= Busshō (Shōbōgenzō) =

Third book of the Shōbōgenzō

Busshō, or Buddha Nature, is the third book of the Shōbōgenzō by the 13th century Sōtō Zen monk Eihei Dōgen. It was written in the fall of 1241 at Dōgen's monastery Kōshōhōrin-ji in Kyoto. As the title implies, the work is a discussion of the concept of buddha nature, laying out Dōgen's unique viewpoint on what the term means. While more typical interpretations see Buddha-nature as the inherent prospect of becoming a buddha, or alternatively a sort of life force within us, in Busshō Dōgen interprets Buddha-nature simply as concrete reality itself. He presents this thesis in his characteristically difficult style using frequent allusions to and comments on classical Zen literature, as well as complex word play hinging on creative interpretations of Classical Chinese sentence structure.

==Interpretations of buddha nature==
The literature of Mahāyāna Buddhism includes many discussions and comments on the notion of buddha nature, and its exact meaning has been interpreted in numerous ways over many centuries. At is most basic, it can simply be synonymous with "buddha" or the qualities that make one a Buddha. More commonly, it is used to mean the potential to become a buddha, with common analogies likening buddha nature to a seed and a fully-fledged buddha to the mature plant. Finally, it may mean the absolute, fundamental nature of all things.

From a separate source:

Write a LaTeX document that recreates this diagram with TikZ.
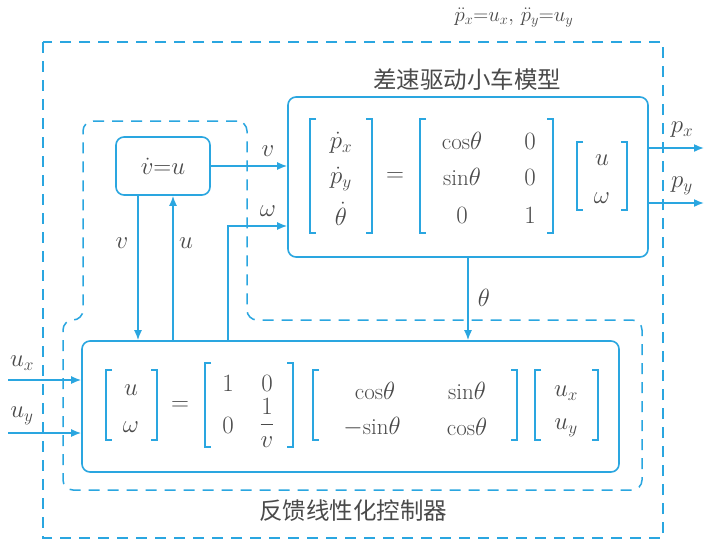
\documentclass[tikz,border=0pt]{standalone}
\usepackage{fontspec}
\usepackage{amsmath}
\newfontfamily\cjk{Noto Sans CJK SC}
\usetikzlibrary{arrows.meta}
\definecolor{lc}{HTML}{2AA6E0}
\definecolor{tc}{HTML}{4A4A4A}
\newcommand\lbrk[3]{\draw[brk] (#1+6,#2) -- (#1,#2) -- (#1,#3) -- (#1+6,#3);}
\newcommand\rbrk[3]{\draw[brk] (#1-6,#2) -- (#1,#2) -- (#1,#3) -- (#1-6,#3);}
\begin{document}
\begin{tikzpicture}[x=1pt,y=-1pt,
  box/.style={draw=lc, line width=1.6pt, rounded corners=8pt, inner sep=0pt},
  conn/.style={draw=lc, line width=1.6pt, -{Latex[length=10pt,width=8pt]}},
  dsh/.style={draw=lc, line width=1.5pt, dash pattern=on 11pt off 8pt},
  txt/.style={text=tc, font=\fontsize{23}{27}\selectfont, inner sep=0pt},
  cjkt/.style={text=tc, font=\cjk\fontsize{23.5}{27}\selectfont, inner sep=0pt},
  brk/.style={draw=lc, line width=1.5pt}]
\useasboundingbox (0,0) rectangle (708,547);
\fill[white] (0,0) rectangle (708,547);

% dashed regions
\draw[dsh] (43,42) rectangle (663,538);
\draw[dsh, rounded corners=10pt] (247,121) -- (83,121) -- (83,320) -- (63,320) -- (63,490) -- (642,490) -- (642,320) -- (247,320) -- cycle;

% top label
\node[txt, font=\fontsize{21}{24}\selectfont] (toplbl) at (514,18) {$\ddot{p}_x{=}u_x,\,\ddot{p}_y{=}u_y$};

% boxes
\node[box, txt, draw=lc, minimum width=94pt, minimum height=58pt] (vu) at (163,166) {$\dot{v}{=}u$};
\node[box, minimum width=360pt, minimum height=160pt] (model) at (468,177) {};
\node[box, minimum width=537pt, minimum height=131pt] (ctrl) at (350.5,406.5) {};

\node[cjkt] (mtitle) at (467,80) {差速驱动小车模型};
\node[cjkt] (ctitle) at (353,511) {反馈线性化控制器};

% model equation
\lbrk{310}{119}{233} \rbrk{372}{119}{233}
\node[txt] (m11) at (341,143) {$\dot{p}_x$};
\node[txt] (m12) at (341,179) {$\dot{p}_y$};
\node[txt] (m13) at (341,214) {$\dot{\theta}$};
\node[txt] (meq) at (395,177) {$=$};
\lbrk{420}{119}{233} \rbrk{553}{119}{233}
\node[txt] (a11) at (462,141) {$\mathrm{cos}\theta$};
\node[txt] (a12) at (530,141) {$0$};
\node[txt] (a21) at (462,177) {$\mathrm{sin}\theta$};
\node[txt] (a22) at (530,177) {$0$};
\node[txt] (a31) at (462,215) {$0$};
\node[txt] (a32) at (530,215) {$1$};
\lbrk{577}{142}{210} \rbrk{627}{142}{210}
\node[txt] (b1) at (602,160) {$u$};
\node[txt] (b2) at (602,198) {$\omega$};

% controller equation
\lbrk{106}{370}{440} \rbrk{157}{370}{440}
\node[txt] (c1) at (131,390) {$u$};
\node[txt] (c2) at (131,427) {$\omega$};
\node[txt] (ceq) at (180,406) {$=$};
\lbrk{205}{363}{447} \rbrk{293}{363}{447}
\node[txt] (d11) at (228,383) {$1$};
\node[txt] (d12) at (267,383) {$0$};
\node[txt] (d21) at (228,425) {$0$};
\node[txt] (d22) at (267,423) {$\dfrac{1}{v}$};
\lbrk{313}{370}{440} \rbrk{517}{370}{440}
\node[txt] (e11) at (375,391) {$\mathrm{cos}\theta$};
\node[txt] (e12) at (467,391) {$\mathrm{sin}\theta$};
\node[txt] (e21) at (372,427) {$-\mathrm{sin}\theta$};
\node[txt] (e22) at (467,427) {$\mathrm{cos}\theta$};
\lbrk{535}{370}{440} \rbrk{598}{370}{440}
\node[txt] (f1) at (566,393) {$u_x$};
\node[txt] (f2) at (566,428) {$u_y$};

% connectors
\draw[conn] (vu.east) -- (model.west |- vu.east);
\node[txt] (lv1) at (268,151) {$v$};
\draw[conn] (ctrl.north -| 228,0) |- (model.west |- 0,226);
\node[txt] (lw1) at (268,211) {$\omega$};
\draw[conn] (vu.south -| 138,0) -- (ctrl.north -| 138,0);
\node[txt] (lv2) at (122,243) {$v$};
\draw[conn] (ctrl.north -| 173,0) -- (vu.south -| 173,0);
\node[txt] (lu2) at (186,243) {$u$};
\draw[conn] (model.south -| 468,0) -- (ctrl.north -| 468,0);
\node[txt] (lth) at (484,298) {$\theta$};

\coordinate (px) at (704,148);
\coordinate (py) at (704,203);
\draw[conn] (model.east |- px) -- (px);
\draw[conn] (model.east |- py) -- (py);
\node[txt] (lpx) at (682,130) {$p_x$};
\node[txt] (lpy) at (682,186) {$p_y$};

\coordinate (ux) at (8,380);
\coordinate (uy) at (8,433);
\draw[conn] (ux) -- (ctrl.west |- ux);
\draw[conn] (uy) -- (ctrl.west |- uy);
\node[txt] (lux) at (22,363) {$u_x$};
\node[txt] (luy) at (22,416) {$u_y$};
\end{tikzpicture}
\end{document}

Dōgen begins his work by quoting the putative words of Shakyamuni Buddha as recorded in the Mahāyāna Mahāparinirvāṇa Sūtra stating that all living beings have buddha nature. He then equates this statement to a dialogue Dōgen often cites between Nanyue Huairang and his teacher Dajian Huineng in which they discuss the undefiled nature of "practice and verification", setting up his argument that buddha nature is just reality itself.